The opinion of the court was delivered by: Magistrate Judge Geraldine Soat Brown
MEMORANDUM OPINION AND ORDER
Before the court are nine motions in limine filed by plaintiff Allen Plyler ("Plyler"). [Dkt 108-116.] Defendant Whirlpool Corporation ("Whirlpool") has filed opposition briefs to eight of Plyler's motions. [Dkt 119-126.] The motions are ruled upon as follows.
On October 11, 2006, a fire broke out in Plyler's Wheaton, Illinois home, causing the house to burn to the ground. In his complaint, Plyler states that he suffered physical and emotional injuries as a result of the fire which allegedly began inside a defective microwave manufactured by Whirlpool. (Am. Compl., Count I ¶¶ 12-14, Count II ¶¶ 16-18.) [Dkt 25.] Plyler claims that Whirlpool was negligent in failing to notify him of the microwave defect and in failing to recall and remove the microwave from his home. (Id., Count I ¶¶ 1-14.) Plyler further alleges that the danger from the defect was both avoidable and foreseeable such that Whirlpool is subject to products liability for a design defect. (Id., Count II ¶¶ 1-18.) Whirlpool denies each of Plyler's claims. (Answer, Count I ¶¶ 1-14, Count II ¶¶ 1-18.) [Dkt 28.] A jury trial is set to begin on March 12, 2012.

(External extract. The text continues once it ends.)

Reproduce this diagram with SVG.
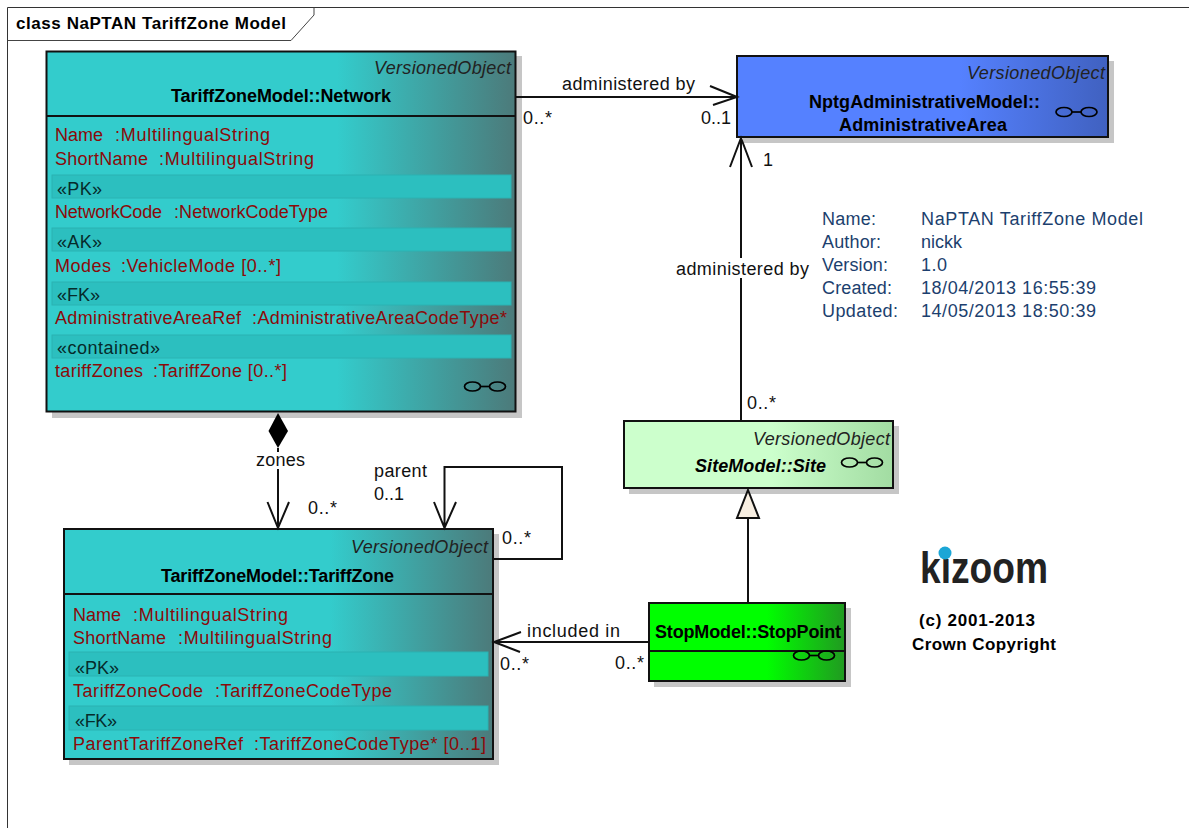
<svg xmlns="http://www.w3.org/2000/svg" width="1189" height="828" viewBox="0 0 1189 828">
<style>
text{font-family:"Liberation Sans",Arial,sans-serif;font-size:18px;fill:#111}
.a{fill:#8b0a0a}
.s{fill:#062b2b}
.v{font-style:italic;text-anchor:end;fill:#222}
.b{font-weight:700;fill:#000}
.i{fill:#1c3f6e}
.box{stroke:#111;stroke-width:2}
.sh{fill:#c6c6c6}
.band{fill:#2cbfbf;stroke:#2bb2b2;stroke-width:1}
.c{fill:none;stroke:#111;stroke-width:2}
.g{fill:none;stroke:#000;stroke-width:1.7}
</style>
<defs>
<linearGradient id="teal"><stop offset="0" stop-color="#33cccc"/><stop offset=".62" stop-color="#33cccc"/><stop offset="1" stop-color="#4c7a7a"/></linearGradient>
<linearGradient id="blue"><stop offset="0" stop-color="#5581ff"/><stop offset=".6" stop-color="#5581ff"/><stop offset="1" stop-color="#4061c0"/></linearGradient>
<linearGradient id="lime"><stop offset="0" stop-color="#ccffcc"/><stop offset=".55" stop-color="#ccffcc"/><stop offset="1" stop-color="#a2dca2"/></linearGradient>
<linearGradient id="green"><stop offset="0" stop-color="#00ff00"/><stop offset=".6" stop-color="#00ff00"/><stop offset="1" stop-color="#219a21"/></linearGradient>
<g id="link"><ellipse class="g" cx="-12.500" cy="0" rx="8" ry="4.500"/><ellipse class="g" cx="12.500" cy="0" rx="8" ry="4.500"/><path class="g" d="M-4.500 0H4.500"/></g>
</defs>
<rect width="1189" height="828" fill="#fff"/>
<g id="frame">
<path d="M7.500 828V7.500H1189" fill="none" stroke="#333" stroke-width="1"/>
<path d="M7.500 40.500H291L314 15V7.500" fill="none" stroke="#444" stroke-width="1"/>
<text x="16" y="29" class="b" style="font-size:17px" textLength="270">class NaPTAN TariffZone Model</text>
</g>
<g id="network">
<rect class="sh" x="52" y="56" width="470" height="362"/>
<rect class="box" x="46.500" y="51.500" width="469" height="360" fill="url(#teal)"/>
<path class="box" d="M46 116H516"/>
<rect class="band" x="52" y="175" width="459" height="23"/>
<rect class="band" x="52" y="228" width="459" height="23"/>
<rect class="band" x="52" y="282" width="459" height="23"/>
<rect class="band" x="52" y="335" width="459" height="23"/>
<text x="511" y="74" class="v" textLength="137">VersionedObject</text>
<text x="171" y="102" class="b" textLength="220">TariffZoneModel::Network</text>
<text x="55" y="141" class="a"><tspan textLength="48">Name</tspan> <tspan x="115" textLength="155">:MultilingualString</tspan></text>
<text x="55" y="165" class="a"><tspan textLength="93">ShortName</tspan> <tspan x="159" textLength="155">:MultilingualString</tspan></text>
<text x="57" y="195" class="s" textLength="45">«PK»</text>
<text x="55" y="218" class="a"><tspan textLength="107">NetworkCode</tspan> <tspan x="174" textLength="154">:NetworkCodeType</tspan></text>
<text x="57" y="248" class="s" textLength="45">«AK»</text>
<text x="55" y="272" class="a"><tspan textLength="56">Modes</tspan> <tspan x="121" textLength="160">:VehicleMode [0..*]</tspan></text>
<text x="57" y="301" class="s" textLength="43">«FK»</text>
<text x="55" y="324" class="a"><tspan textLength="186">AdministrativeAreaRef</tspan> <tspan x="252" textLength="255">:AdministrativeAreaCodeType*</tspan></text>
<text x="57" y="354" class="s" textLength="103">«contained»</text>
<text x="55" y="377" class="a"><tspan textLength="88">tariffZones</tspan> <tspan x="153" textLength="134">:TariffZone [0..*]</tspan></text>
<use href="#link" x="485" y="386.500"/>
</g>
<g id="tariffzone">
<rect class="sh" x="69" y="534" width="430" height="231"/>
<rect class="box" x="64" y="529" width="429" height="230" fill="url(#teal)"/>
<path class="box" d="M64 594H493"/>
<rect class="band" x="69" y="652" width="419" height="24"/>
<rect class="band" x="69" y="706" width="419" height="24"/>
<text x="488" y="553" class="v" textLength="137">VersionedObject</text>
<text x="161" y="582" class="b" textLength="233">TariffZoneModel::TariffZone</text>
<text x="73" y="621" class="a"><tspan textLength="48">Name</tspan> <tspan x="133" textLength="155">:MultilingualString</tspan></text>
<text x="73" y="644" class="a"><tspan textLength="93">ShortName</tspan> <tspan x="178" textLength="154">:MultilingualString</tspan></text>
<text x="75" y="674" class="s" textLength="44">«PK»</text>
<text x="73" y="697" class="a"><tspan textLength="130">TariffZoneCode</tspan> <tspan x="215" textLength="177">:TariffZoneCodeType</tspan></text>
<text x="75" y="727" class="s" textLength="42">«FK»</text>
<text x="73" y="750" class="a"><tspan textLength="170">ParentTariffZoneRef</tspan> <tspan x="254" textLength="232">:TariffZoneCodeType* [0..1]</tspan></text>
</g>
<g id="administrativearea">
<rect class="sh" x="743" y="61" width="371" height="82"/>
<rect class="box" x="737" y="56" width="371" height="81" fill="url(#blue)"/>
<text x="1105" y="79" class="v" textLength="138">VersionedObject</text>
<text x="809" y="108" class="b" textLength="231">NptgAdministrativeModel::</text>
<text x="839" y="131" class="b" textLength="168">AdministrativeArea</text>
<use href="#link" x="1076.500" y="112"/>
</g>
<g id="site">
<rect class="sh" x="629" y="426" width="270" height="68"/>
<rect class="box" x="624" y="421" width="269" height="67" fill="url(#lime)"/>
<text x="890" y="445" class="v" textLength="137">VersionedObject</text>
<text x="695" y="472" class="b" style="font-style:italic" textLength="131">SiteModel::Site</text>
<use href="#link" x="862" y="462.500"/>
</g>
<g id="stoppoint">
<rect class="sh" x="654" y="608" width="197" height="79"/>
<rect class="box" x="649" y="603" width="196" height="78" fill="url(#green)"/>
<path class="box" d="M649 651H845"/>
<text x="655" y="638" class="b" textLength="186">StopModel::StopPoint</text>
<use href="#link" x="814" y="655.500"/>
</g>
<g id="connectors">
<path class="c" d="M516 97H736M710 86L737 97L713 105"/>
<path class="c" d="M741 421V139M730 167L741 138L752 167"/>
<rect x="674" y="258" width="136" height="20" fill="#fff"/>
<path class="c" d="M278 448V528M267.500 502L278 528L289 502"/>
<rect x="254" y="452" width="52" height="17" fill="#fff"/>
<path class="c" d="M494 559H562V467H444.500V528M434 502L444.500 528L456 502"/>
<path class="c" d="M648 642H494M521 632L494 642L520 652"/>
<path class="c" d="M748 603V518"/>
<path d="M748 490L759 518H737Z" fill="#f8efe2" stroke="#111" stroke-width="2"/>
<path d="M278 413L288 431L278 448L268.500 431Z" fill="#000"/>
<text x="562" y="90" textLength="133">administered by</text>
<text x="523" y="124" textLength="29">0..*</text>
<text x="701" y="124" textLength="30">0..1</text>
<text x="763" y="166">1</text>
<text x="676" y="275" textLength="133">administered by</text>
<text x="747" y="409" textLength="29">0..*</text>
<text x="256" y="466" textLength="49">zones</text>
<text x="308" y="514" textLength="29">0..*</text>
<text x="374" y="477" textLength="53">parent</text>
<text x="374" y="500" textLength="30">0..1</text>
<text x="502" y="544" textLength="29">0..*</text>
<text x="500" y="670" textLength="29">0..*</text>
<text x="615" y="669" textLength="29">0..*</text>
<text x="527" y="637" textLength="93">included in</text>
</g>
<g id="info">
<text x="822" y="225" class="i" textLength="54">Name:</text><text x="921" y="225" class="i" textLength="222">NaPTAN TariffZone Model</text>
<text x="822" y="248" class="i" textLength="59">Author:</text><text x="921" y="248" class="i" textLength="41">nickk</text>
<text x="822" y="271" class="i" textLength="66">Version:</text><text x="921" y="271" class="i" textLength="26">1.0</text>
<text x="822" y="294" class="i" textLength="70">Created:</text><text x="921" y="294" class="i" textLength="175">18/04/2013 16:55:39</text>
<text x="822" y="317" class="i" textLength="76">Updated:</text><text x="921" y="317" class="i" textLength="175">14/05/2013 18:50:39</text>
</g>
<g id="logo">
<text x="920" y="583" style="font-size:44px;font-weight:700;fill:#222" textLength="128" lengthAdjust="spacingAndGlyphs">kizoom</text>
<circle cx="945" cy="553" r="6.500" fill="#1ba6d6"/>
<text x="919" y="626" class="b" style="font-size:17px" textLength="116">(c) 2001-2013</text>
<text x="912" y="650" class="b" style="font-size:17px" textLength="144">Crown Copyright</text>
</g>
</svg>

(Order, Nov. 30, 2011.) [Dkt 85.]
Generally, "[m]otions in limine are disfavored." Mi-Jack Prods. v. Intl. Union of Operating Engrs., Local 150, No. 94 C 6676, 1995 WL 680214 at *1 (N.D. Ill. Nov. 14, 1995) (Conlon, J.). "Evidence should not be excluded in limine unless it is clearly inadmissible on all potential grounds." Id. Rather, rulings on evidence "ordinarily should be deferred until trial," when they may be resolved in the proper context. Id. The movant bears the burden of showing that the evidence that it seeks to preclude is "clearly inadmissible." Plair v. E.J. Branch & Sons, Inc., 864 F. Supp. 67, 69 (N.D. Ill. 1994). Denial of a motion in limine is not a ruling that the material subject to the motion is necessarily admissible. Rather, it means only that "outside the context of trial, the court cannot determine whether the evidence in question is admissible." Id. at 69.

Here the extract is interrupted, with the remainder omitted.